Des conséquences directes sur les familles
Ces déplacements ont des effets immédiats :
- les champs sont laissés à l’abandon,
- les récoltes risquent d’être perdues,
- les enfants ne vont plus à l’école,
- les malades n’ont plus accès aux soins.
Dans les écoles de Nyangezi, certains enseignants tentent d’intégrer les enfants déplacés, mais sans matériel, sans espace, sans suivi, l’accueil reste symbolique. Une directrice d’école lance un appel : “Qu’on nous aide au moins avec des cahiers et un peu de nourriture. On ne peut pas laisser ces enfants dehors comme ça.”

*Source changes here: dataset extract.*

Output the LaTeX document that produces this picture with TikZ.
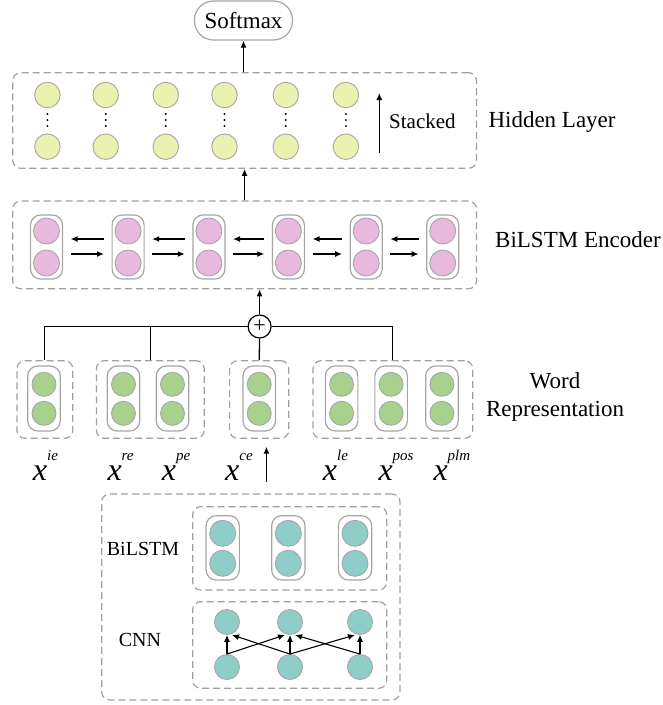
\documentclass[tikz,border=0pt]{standalone}
\usepackage{fontspec}
\setmainfont{LiberationSerif}[Extension=.ttf, UprightFont=*-Regular, ItalicFont=*-Italic, BoldFont=*-Bold]
\usetikzlibrary{arrows.meta,calc}
\definecolor{ylw}{RGB}{235,241,174}
\definecolor{pnk}{RGB}{232,184,221}
\definecolor{grn}{RGB}{169,209,142}
\definecolor{tea}{RGB}{143,205,201}
\definecolor{boxgray}{RGB}{160,160,160}
\definecolor{cellgray}{RGB}{166,166,166}
\begin{document}
\begin{tikzpicture}[x=1pt,y=-1pt,
  dbox/.style={draw=boxgray, line width=1.2pt, dash pattern=on 7pt off 4pt, rounded corners=8pt, inner sep=0},
  cellbox/.style={draw=cellgray, line width=1.2pt, rounded corners=10pt, inner sep=0},
  neuron/.style={circle, draw=cellgray, line width=0.9pt, inner sep=0},
  arr/.style={-{Latex[length=7pt,width=6pt]}, line width=1.3pt},
  conn/.style={line width=1.3pt},
  biglbl/.style={font=\fontsize{23}{23}\selectfont, inner sep=0},
  midlbl/.style={font=\fontsize{21}{21}\selectfont, inner sep=0},
  smalllbl/.style={font=\fontsize{20}{20}\selectfont, inner sep=0},
  xlbl/.style={inner sep=0, anchor=base west}
]
\useasboundingbox (0,0) rectangle (663,705);

% Softmax
\node[cellbox, rounded corners=19pt, minimum width=98pt, minimum height=39pt, font=\fontsize{23}{23}\selectfont] (soft) at (243.5,20.5) {Softmax};

% Hidden layer
\node[dbox, minimum width=463.8pt, minimum height=95.6pt] (hid) at (244.6,120.5) {};
\foreach \x [count=\i] in {47.4,105.7,165.8,224.5,285.8,345.9} {
  \node[neuron, fill=ylw, minimum size=25.5pt] (ht\i) at (\x,95) {};
  \node[neuron, fill=ylw, minimum size=25.5pt] (hb\i) at (\x,146.7) {};
  \foreach \yy [count=\k] in {114,120,126}
    \fill (\x,\yy) circle (1.1pt);
}
\coordinate (stA) at (379.3,153);
\coordinate (stB) at (379.3,93);
\draw[arr] (stA) -- (stB);
\node[midlbl, anchor=base west] (stk) at (389,128.7) {Stacked};
\node[biglbl, anchor=base west] (hl) at (488.3,127.3) {Hidden Layer};

% BiLSTM encoder
\node[dbox, minimum width=463.8pt, minimum height=87.7pt] (enc) at (244.6,244.85) {};
\foreach \x [count=\i] in {46.5,128.1,208.9,288.4,366.2,442.7} {
  \node[cellbox, minimum width=32pt, minimum height=64pt] (e\i) at (\x,247) {};
  \node[neuron, fill=pnk, minimum size=26pt] (et\i) at (\x,231) {};
  \node[neuron, fill=pnk, minimum size=26pt] (eb\i) at (\x,263) {};
}
\foreach \i [evaluate=\i as \j using int(\i+1)] in {1,...,5} {
  \draw[arr] ([xshift=-7.5pt,yshift=8pt]e\j.west) -- ([xshift=7.5pt,yshift=8pt]e\i.east);
  \draw[arr] ([xshift=7.5pt,yshift=-7pt]e\i.east) -- ([xshift=-7.5pt,yshift=-7pt]e\j.west);
}
\node[biglbl, anchor=base west] (bel) at (495,247.7) {BiLSTM Encoder};

% arrows between layers
\draw[arr] (enc.north) -- (hid.south);
\draw[arr] (hid.north -| soft.south) -- (soft.south);

% Word representation
\node[dbox, minimum width=55.8pt, minimum height=77.6pt] (g1) at (44.8,399.5) {};
\node[dbox, minimum width=107.8pt, minimum height=77.6pt] (g2) at (150.3,399.5) {};
\node[dbox, minimum width=59.2pt, minimum height=77.6pt] (g3) at (259.2,399.5) {};
\node[dbox, minimum width=159.8pt, minimum height=77.6pt] (g4) at (392.8,399.5) {};
\foreach \x [count=\i] in {44,123.5,172.5,259.2,341.6,391.1,441.9} {
  \node[cellbox, minimum width=32.5pt, minimum height=65pt] (w\i) at (\x,398.5) {};
  \node[neuron, fill=grn, minimum size=24pt] (wt\i) at (\x,384.3) {};
  \node[neuron, fill=grn, minimum size=24pt] (wb\i) at (\x,413.3) {};
}
\node[circle, draw, line width=1.2pt, minimum size=23pt, inner sep=0, font=\fontsize{22}{22}\selectfont] (plus) at (259.6,326.5) {+};
\draw[conn] (g1.north) |- (plus.west);
\draw[conn] (plus.east) -| (g4.north);
\draw[conn] (g2.north) -- (g2.north |- plus.center);
\draw[conn] (g3.north) -- (plus.south);
\draw[arr] (plus.north) -- (plus.north |- enc.south);
\node[biglbl, anchor=base] (wr1) at (555,388.3) {Word};
\node[biglbl, anchor=base] (wr2) at (555,416) {Representation};

% x labels
\newcommand{\xsup}[1]{{\fontsize{32}{32}\selectfont\itshape x}\raisebox{20pt}{\fontsize{15}{15}\selectfont\itshape #1}}
\node[xlbl] (xie) at (32.7,480) {\xsup{ie}};
\node[xlbl] (xre) at (107.3,480) {\xsup{re}};
\node[xlbl] (xpe) at (161.7,480) {\xsup{pe}};
\node[xlbl] (xce) at (225,480) {\xsup{ce}};
\node[xlbl] (xle) at (322.7,480) {\xsup{le}};
\node[xlbl] (xpos) at (378.3,480) {\xsup{pos}};
\node[xlbl] (xplm) at (433.3,480) {\xsup{plm}};
\coordinate (ceA) at (266.4,481.7);
\coordinate (ceB) at (266.4,446.7);
\draw[arr] (ceA) -- (ceB);

% Character-level block
\node[dbox, minimum width=298.3pt, minimum height=206pt] (outer) at (250.85,597) {};
\node[dbox, minimum width=194pt, minimum height=83.3pt] (cbl) at (289.7,548.35) {};
\node[dbox, minimum width=194pt, minimum height=86.6pt] (cnn) at (289.7,645) {};
\foreach \x [count=\i] in {222.7,288.3,355} {
  \node[cellbox, minimum width=33.3pt, minimum height=64.3pt] (c\i) at (\x,547.85) {};
  \node[neuron, fill=tea, minimum size=26pt] (ct\i) at (\x,533.3) {};
  \node[neuron, fill=tea, minimum size=26pt] (cb\i) at (\x,563.3) {};
}
\foreach \x [count=\i] in {227,290,360} {
  \node[neuron, fill=tea, minimum size=25pt] (nt\i) at (\x,622) {};
  \node[neuron, fill=tea, minimum size=25pt] (nb\i) at (\x,667) {};
}
\foreach \i in {1,2,3} \draw[arr, line width=1.1pt] (nb\i.north) -- (nt\i.south);
\draw[arr, line width=1.1pt] (nb1.north) -- ([xshift=-5pt]nt2.south);
\draw[arr, line width=1.1pt] (nb2.north) -- ([xshift=5pt]nt1.south);
\draw[arr, line width=1.1pt] (nb2.north) -- ([xshift=-5pt]nt3.south);
\draw[arr, line width=1.1pt] (nb3.north) -- ([xshift=5pt]nt2.south);
\node[smalllbl, anchor=base] (lbil) at (143,555) {BiLSTM};
\node[smalllbl, anchor=base] (lcnn) at (140,646.7) {CNN};
\end{tikzpicture}
\end{document}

Un infirmier du centre de santé de Mushenyi ajoute : “Il y a des cas de paludisme, des enfants mal nourris. Et maintenant, il y a ceux qui arrivent blessés ou fatigués par la marche. Mais on manque de tout, même de pansements.”
Des appels à l’aide restés sans réponse claire
Les autorités provinciales ont été informées. Des appels ont été lancés pour une assistance humanitaire rapide, mais jusqu’à mercredi soir, aucune aide concrète n’était encore arrivée dans les zones d’accueil. Les ONG présentes dans la région disent attendre des moyens logistiques pour agir, notamment des camions, des tentes et des vivres.
Une maman déplacée, installée sous une bâche en plastique, résume l’ambiance : “On dort sur le sol. Les enfants toussent. On n’a pas de savon, pas de nourriture. On attend. Mais on ne sait même pas qui va venir nous aider.”
Un responsable local à Kaziba lance un message clair : “On ne peut pas gérer une crise pareille seuls. Les gens vont tomber malades. Les enfants vont mourir si rien ne se fait vite.”
“On ne veut plus fuir”
Au bord de la route entre Kaziba et Nyangezi, un vieil homme s’assoit sur une pierre, les bras croisés. Il a fui trois fois en cinq ans. Cette fois-ci, dit-il, il voulait rester. Mais il a vu les flammes monter dans sa cour.
“On ne veut plus fuir. Mais on n’a pas le choix. Ici, c’est comme ça. On vit avec la peur, on dort avec la peur, on se lève avec la peur.”